1.
What are 'problem awareness questions' designed to do?
2.
What does Jeremy say is the number one reason prospects give vague and surface-level answers to questions?
3.
Jeremy says the reason sales trainers tell you sales is a numbers game is because 'basically what they just told you is what I'm training you doesn't really work that well so you're just going to have to work harder.' What is the systemic damage this mindset causes to a telecalling team over time?
4.
According to Jeremy what are the two biggest emotional drivers that cause a human being to want to change?
5.
Jeremy identifies that objections like 'think it over' and 'need to talk to my spouse' are not genuine objections but unspoken concerns triggered by uncertainty the salesperson created.

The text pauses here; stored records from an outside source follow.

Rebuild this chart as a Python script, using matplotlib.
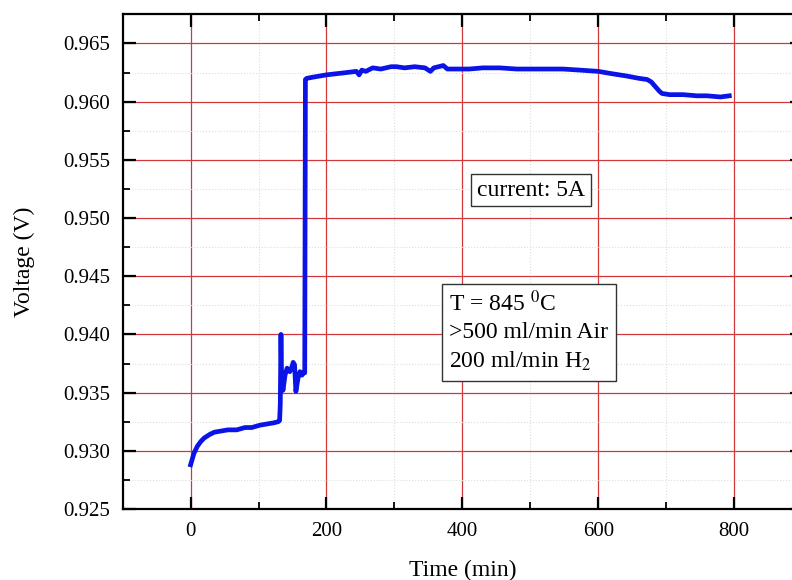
import matplotlib.pyplot as plt
from matplotlib.ticker import MultipleLocator

plt.rcParams['font.family'] = ['Liberation Serif', 'DejaVu Serif']
plt.rcParams['mathtext.fontset'] = 'stix'

# voltage trace (time in min, voltage in V)
time_min = [0, 2, 5, 10, 15, 20, 28, 35, 45, 55, 68, 80, 90, 102, 112, 122, 129, 131,
            132, 133, 134, 136, 139, 142, 146, 149, 151, 153, 155, 158, 161, 164, 166, 168,
            169, 171, 180, 190, 200, 215, 230, 244, 248, 252, 258, 268, 280, 295, 303,
            315, 330, 345, 353, 358, 365, 372, 378, 390, 410, 430, 455, 480, 500, 525, 548,
            575, 600, 620, 642, 660, 672, 678, 684, 690, 694, 705, 725, 745, 760, 780, 793]
voltage = [0.9288, 0.9292, 0.9298, 0.9304, 0.9308, 0.9311, 0.9314, 0.9316, 0.9317, 0.9318,
           0.9318, 0.9320, 0.9320, 0.9322, 0.9323, 0.9324, 0.9325, 0.9326,
           0.9340, 0.9400, 0.9360, 0.9352, 0.9365, 0.9371, 0.9368, 0.9372, 0.9376, 0.9374,
           0.9351, 0.9362, 0.9368, 0.9365, 0.9367, 0.9367,
           0.9619, 0.9620, 0.9621, 0.9622, 0.9623, 0.9624, 0.9625, 0.9626, 0.9623, 0.9627,
           0.9626, 0.9629, 0.9628, 0.9630, 0.9630,
           0.9629, 0.9630, 0.9629, 0.9626, 0.9629, 0.9630, 0.9631, 0.9628, 0.9628, 0.9628,
           0.9629, 0.9629, 0.9628, 0.9628, 0.9628, 0.9628,
           0.9627, 0.9626, 0.9624, 0.9622, 0.9620, 0.9619, 0.9617, 0.9613, 0.9609, 0.9607,
           0.9606, 0.9606, 0.9605, 0.9605, 0.9604, 0.9605]

x_ticks = [0, 200, 400, 600, 800]
y_ticks = [0.925, 0.930, 0.935, 0.940, 0.945, 0.950, 0.955, 0.960, 0.965]

fig = plt.figure(figsize=(7.92, 5.80), dpi=100)
ax = fig.add_axes([0.1549, 0.1224, 0.8577, 0.8529])

ax.plot(time_min, voltage, color='#0a14e6', lw=3.4, solid_joinstyle='round')

ax.set_xlim(-100, 900)
ax.set_ylim(0.925, 0.9675)
ax.set_xticks(x_ticks)
ax.set_yticks(y_ticks)
ax.set_yticklabels([f'{v:.3f}' for v in y_ticks])
ax.xaxis.set_minor_locator(MultipleLocator(100))
ax.yaxis.set_minor_locator(MultipleLocator(0.0025))

ax.grid(which='major', color='#d2383a', lw=0.9)
ax.grid(which='minor', color='#d6e2d8', lw=0.8, ls=':')
ax.set_axisbelow(True)

ax.tick_params(which='major', direction='in', length=9, width=1.6, labelsize=15,
               top=True, right=True, pad=9)
ax.tick_params(which='minor', direction='in', length=5, width=1.3, top=True, right=True)
for s in ax.spines.values():
    s.set_linewidth(1.6)

ax.set_xlabel('Time (min)', fontsize=17, labelpad=14)
ax.set_ylabel('Voltage (V)', fontsize=17, labelpad=20)

ax.text(501, 0.9524, 'current: 5A', fontsize=17, ha='center', va='center',
        bbox=dict(boxstyle='square,pad=0.25', fc='white', ec='#333333', lw=1.0))
ax.text(381, 0.9402, 'T = 845 $^0$C\n>500 ml/min Air\n200 ml/min H$_2$', fontsize=17,
        ha='left', va='center', linespacing=1.38,
        bbox=dict(boxstyle='square,pad=0.3', fc='white', ec='#333333', lw=1.0))

fig.savefig('out.png', dpi=100)
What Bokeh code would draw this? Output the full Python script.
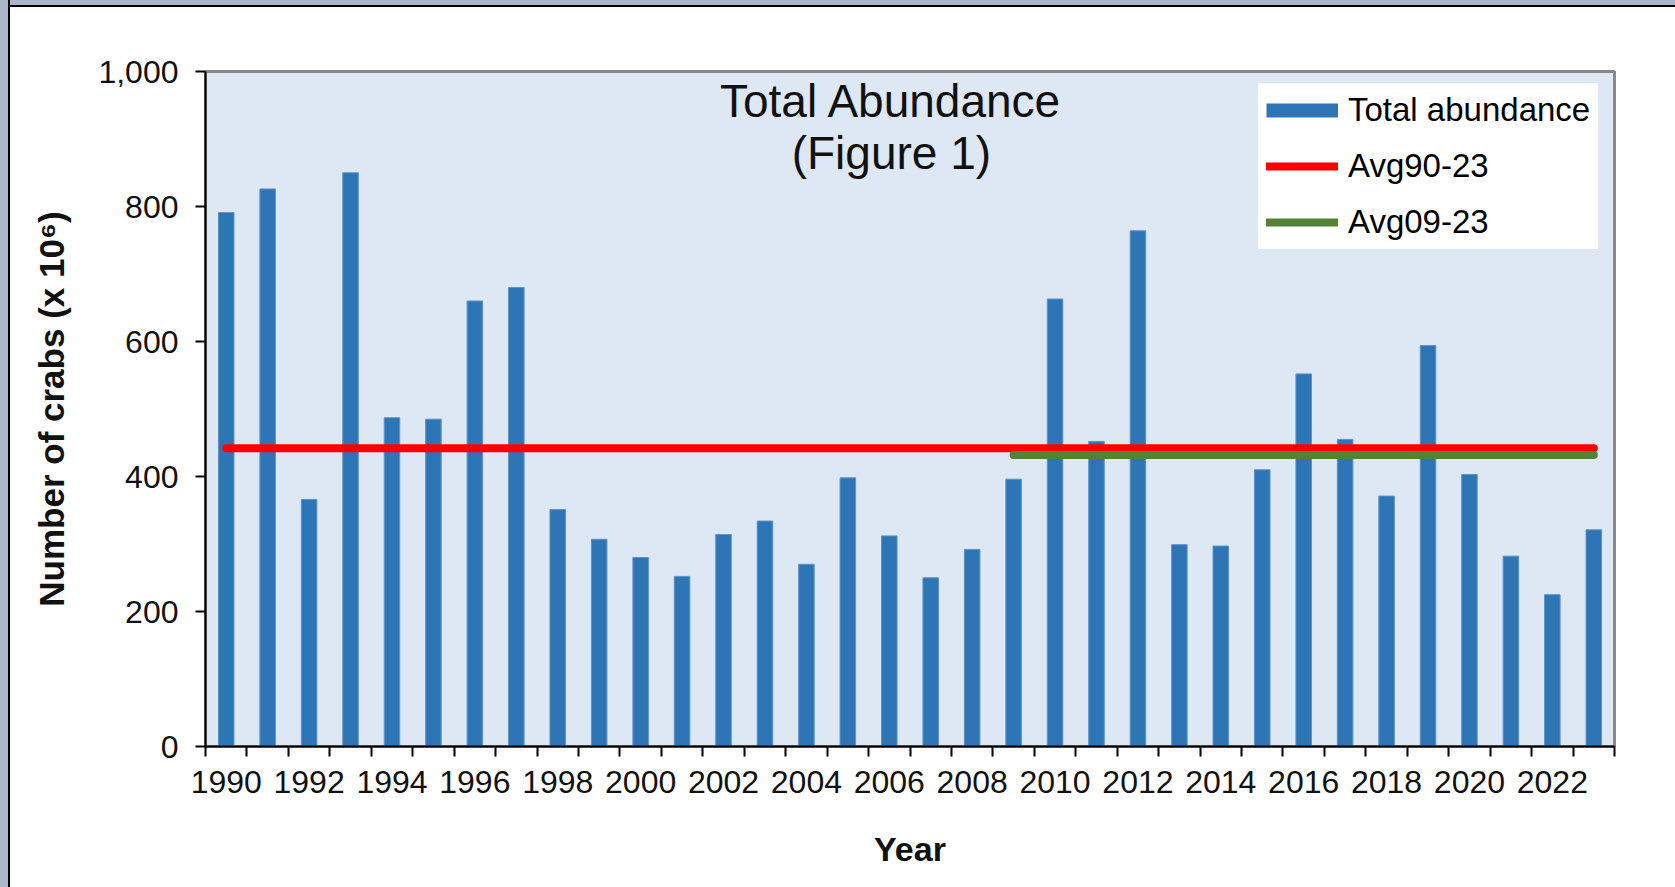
from bokeh.plotting import figure
from bokeh.models import (Range1d, FixedTicker, NumeralTickFormatter,
                          Label, Legend, LegendItem, ColumnDataSource)
from bokeh.embed import file_html
from bokeh.resources import INLINE

# ---- data ----
years = list(range(1990, 2024))
abundance = [791, 826, 366, 850, 487, 485, 660, 680, 351, 307,
             280, 252, 314, 334, 270, 398, 312, 250, 292, 396,
             663, 452, 764, 299, 297, 410, 552, 455, 371, 594,
             403, 282, 225, 321]
avg90_23 = 442
avg09_23 = 432
avg09_start = 2009
y_ticks = [0, 200, 400, 600, 800, 1000]
x_label_years = years[::2]
x_label_text = [str(y) for y in x_label_years]

FONT = "Liberation Sans"
BAR = "#2e75b6"
BG = "#dee8f4"
FRAME_BG = "#aab6ca"

p = figure(width=1675, height=887, output_backend="svg", toolbar_location=None,
           x_range=Range1d(years[0] - 0.5, years[-1] + 0.5),
           y_range=Range1d(y_ticks[0], y_ticks[-1]),
           min_border_left=205, min_border_right=61,
           min_border_top=71, min_border_bottom=141,
           background_fill_color=BG, border_fill_color=None)
p.styles = {"background": (
    f"linear-gradient(to right, {FRAME_BG} 0px, {FRAME_BG} 8px, #000 8px, #000 10px, transparent 10px), "
    f"linear-gradient(to bottom, {FRAME_BG} 0px, {FRAME_BG} 5px, #000 5px, #000 7px, #ffffff 7px)")}
p.grid.visible = False
p.outline_line_color = "#898989"
p.outline_line_width = 3

# bars
src = ColumnDataSource(dict(x=years, top=abundance))
p.vbar(x="x", top="top", width=0.375, source=src, fill_color=BAR,
       line_color="#5d93c8", line_width=1)

# average lines
red = p.line(x=[years[0], years[-1]], y=[avg90_23, avg90_23],
             line_color="#ff0000", line_width=8, line_cap="round")
green = p.line(x=[avg09_start, years[-1]], y=[avg09_23, avg09_23],
               line_color="#548235", line_width=8, line_cap="round")

# legend proxy for bars (no visible data)
nan = float("nan")
bar_proxy = p.line(x=[nan, nan], y=[nan, nan], line_color=BAR, line_width=14,
                   line_cap="butt")

legend = Legend(items=[LegendItem(label="Total abundance", renderers=[bar_proxy]),
                       LegendItem(label="Avg90-23", renderers=[red]),
                       LegendItem(label="Avg09-23", renderers=[green])],
                location=(1053, 497), orientation="vertical",
                background_fill_color="white", background_fill_alpha=1.0,
                border_line_alpha=0, padding=8, spacing=18,
                glyph_width=72, glyph_height=30, label_height=30,
                label_standoff=10, margin=0,
                label_text_font=FONT, label_text_font_size="33px",
                label_text_color="black")
p.add_layout(legend, "center")

# y axis
ya = p.yaxis[0]
ya.ticker = FixedTicker(ticks=y_ticks)
ya.formatter = NumeralTickFormatter(format="0,0")
ya.minor_tick_line_color = None
ya.major_tick_out = 10
ya.major_tick_in = 0
ya.major_tick_line_color = "black"
ya.major_tick_line_width = 2
ya.axis_line_color = "black"
ya.axis_line_width = 2
ya.major_label_standoff = 17
ya.major_label_text_font = FONT
ya.major_label_text_font_size = "32px"
ya.major_label_text_color = "#111111"
ya.axis_label = "Number of crabs (x 10\u2076)"
ya.axis_label_text_font = FONT
ya.axis_label_text_font_style = "bold"
ya.axis_label_text_font_size = "35px"
ya.axis_label_text_color = "#111111"
ya.axis_label_standoff = 24

# x axis: labels under even years, tick marks at year boundaries (minor ticks)
xa = p.xaxis[0]
xa.ticker = FixedTicker(ticks=x_label_years,
                        minor_ticks=[y - 0.5 for y in years] + [years[-1] + 0.5])
xa.major_label_overrides = {y: t for y, t in zip(x_label_years, x_label_text)}
xa.major_tick_line_color = None
xa.major_tick_out = 10
xa.major_tick_in = 0
xa.minor_tick_line_color = "black"
xa.minor_tick_line_width = 2
xa.minor_tick_out = 10
xa.minor_tick_in = 0
xa.axis_line_color = "black"
xa.axis_line_width = 2
xa.major_label_standoff = 14
xa.major_label_text_font = FONT
xa.major_label_text_font_size = "32px"
xa.major_label_text_color = "#111111"
xa.axis_label = "Year"
xa.axis_label_text_font = FONT
xa.axis_label_text_font_style = "bold"
xa.axis_label_text_font_size = "34px"
xa.axis_label_text_color = "#111111"
xa.axis_label_standoff = 34

# title inside plot
p.add_layout(Label(x=2006.05, y=957, text="Total Abundance", text_align="center",
                   text_baseline="middle", text_font=FONT,
                   text_font_size="46px", text_color="#111111"))
p.add_layout(Label(x=2006.05, y=879, text="(Figure 1)", text_align="center",
                   text_baseline="middle", text_font=FONT,
                   text_font_size="46px", text_color="#111111"))

open("out.html", "w").write(file_html(p, INLINE))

What does this reveal about the relationship between the quality of the discovery phase and the frequency of late-stage objections?
6.
Jeremy says 'what type of pain are you possibly feeling?' is more effective than 'are you having any pain?' What questioning principle does this demonstrate and how should telecallers apply it broadly?
7.
Jeremy demonstrates that seeding a word like 'now' into a sentence — 'you're doing okay for now' — changes the prospect's interpretation of their entire situation. What does this reveal about the role of individual word choice in a telecaller's script and how should it change the way scripts are reviewed and refined?
8.
Jeremy says the most persuasive mode of selling is when you allow others to persuade themselves. For a telecaller what does building a conversation that causes self-persuasion actually look like in practice and why is it more durable than external persuasion?
9.
Jeremy says objections are triggered by uncertainty in the prospect's brain — and that uncertainty is the salesperson's fault not the prospect's. How does this reframe the way a telecaller should think about every objection they receive?
10.
Jeremy's entire NEPQ framework is built on a single foundational insight: prospects must be guided to discover their own problems feel their own pain and arrive at their own decision to change — the salesperson's role is to facilitate this journey through questions not to push convince or close. How does fully internalizing this philosophy change a telecaller's fundamental relationship with rejection?